Recentemente fui fazer um curso em Paris e aproveitei para viajar e visitar fazendas. Um dos destinos escolhido foi a Suíça e, após algumas pesquisas, fiz questão de conhecer a cidade de Appenzell. Este pequeno vilarejo fica praticamente na fronteira com a Alemanha e é um dos diversos locais no país que preservam muitas das tradições campestres. Além disso, também é conhecida por ser o ponto de partida para belíssimas trilhas e pelo queijo Appenzeller® - um queijo duro, condimentado e produzido há mais de 700 anos nesta região.
Um dos objetivos era experimentar o queijo alpino direto dos produtores e, para isso, escolhi uma trilha de 2h que atravessava os vales e culminava em um lago verde-azulado. O percurso inteiro foi coroado com o tilintar dos sinos das vacas à distância e, quando cheguei no lago, finalmente encontrei as instalações com os animais soltos, pastando ao redor. Se você, leitor, estiver curioso com a minha reação, já coloco aqui: eu me senti em um filme, estava verdadeiramente imersa em uma paisagem idílica.
Fonte: autora.
Entrei nas (minúsculas) propriedades, conversei com as pessoas que ali estavam, experimentei o leite fresco adocicado graças ao bouquet de flores alpinas que faz parte da alimentação das vacas no verão e comi queijo maturado em cave de pedra natural no meio do vale.
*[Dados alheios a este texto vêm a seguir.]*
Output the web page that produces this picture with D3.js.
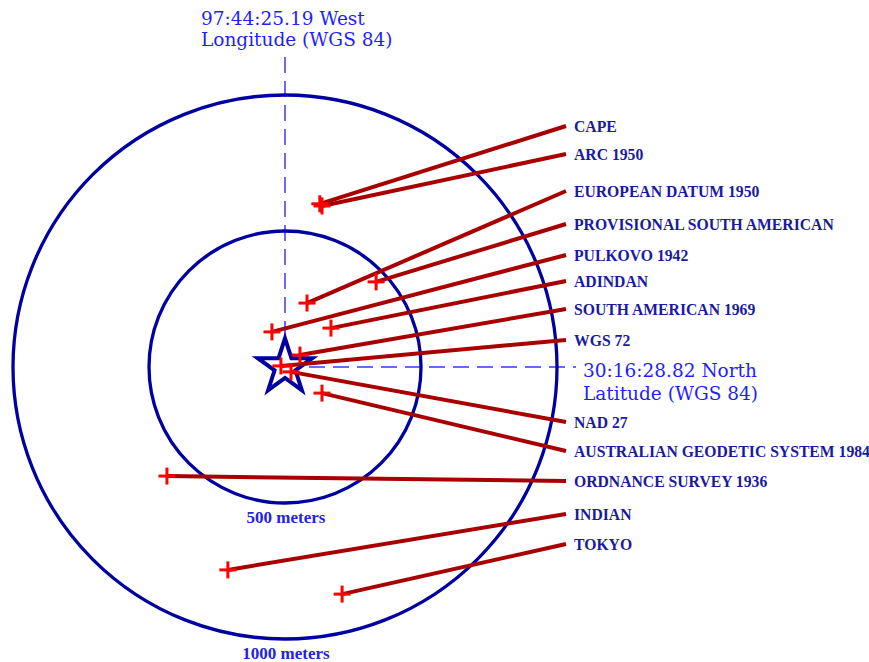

Enquanto apreciava a natureza exuberante e o vai e vem de tantas pessoas no local, fui tomada por um pensamento: claramente, o último problema dos produtores que ali estavam é o investimento constante em comunicação para explicar sobre o manejo, bem-estar animal e práticas sustentáveis. Ninguém parecia se preocupar como é a ordenha, se tem pus no queijo ou se as vacas estão realmente confortáveis. Pelo contrário, queriam comprar logo seus laticínios para consumir em casa no melhor estilo farm to table (da fazenda direto para a mesa do consumidor) possível. Todo aquele cenário era completamente natural para todos. E eu concordo em gênero, número e grau: soa mesmo muito natural para todos nós.
Fonte: autora.
Mas em algum momento o inverno chega e as vacas vão para os estábulos para serem confinadas durante meses de temperaturas extremamente baixas. E aí? Segue sendo natural para quem vive a realidade de dentro da porteira, porém a reflexão que acredito ser bastante válida é que os seres humanos dormiam em cavernas e uma boa cama transformou nossas vidas. O mesmo aconteceu com uma vaca deitada em uma cama de areia, com ventiladores e sprinklers a todo vapor, comida balanceada e água fresca 24h por dia. O fato é que esse cenário não é associado ao bem-estar animal de forma tão óbvia para muitos consumidores e aí que, dos mesmos criadores de síndrome de vira-lata, eu carinhosamente chamo essa visão deturpada de síndrome de vaca pardo-suíça.
O recente vídeo – publicado e apagado - pelo ator Marcio Garcia começa exatamente com essa imagem: vacas pastando em campos verdes cercados por montanhas e casinhas cinematográficas. A imagem é acompanhada da provocação: “você acha que é daqui que vem seu leite? Pois veja a seguir qual é a verdade depois das investigações”.
Posso afirmar que o trabalho de explicar uma realidade em uma fazenda de leite que é diferente de vaquinhas pastando em vales verdejantes não é fácil. Exige conteúdo. Exige frequência. Exige insistência. Exige transparência. Exige estudo e comprovação. Exige storytelling (contar uma história).
Uma produção de leite apoiada em práticas sustentáveis e baseada em bem-estar animal pode acontecer por meio de diversos formatos e isso nós já estamos cansados de saber – e de estudar. É preciso parar de brigar na frente do consumidor sobre qual o melhor modelo e, ao invés disso, trazer um único discurso potente e embasado sobre o bem-estar ser - sem a menor sombra de dúvida - uma das grandes prioridades do produtor de leite. Roupa suja se lava nos milhões de grupos de WhatsApp (risos).
Reforçar o que tem sido feito de bom dentro das fazendas ao redor do Brasil é importante e urgente. Aprender a falar a mesma linguagem do consumidor urbano também. Se quisermos pessoas transitando tranquilamente entre as vacas e consumindo o equivalente aos queijos alpinos aos montes, precisamos explicar que nossos modelos também oferecem igualmente – se não mais - conforto, segurança, sanidade e bem-estar. E então talvez seja através da naturalização que a gente alcance conexão.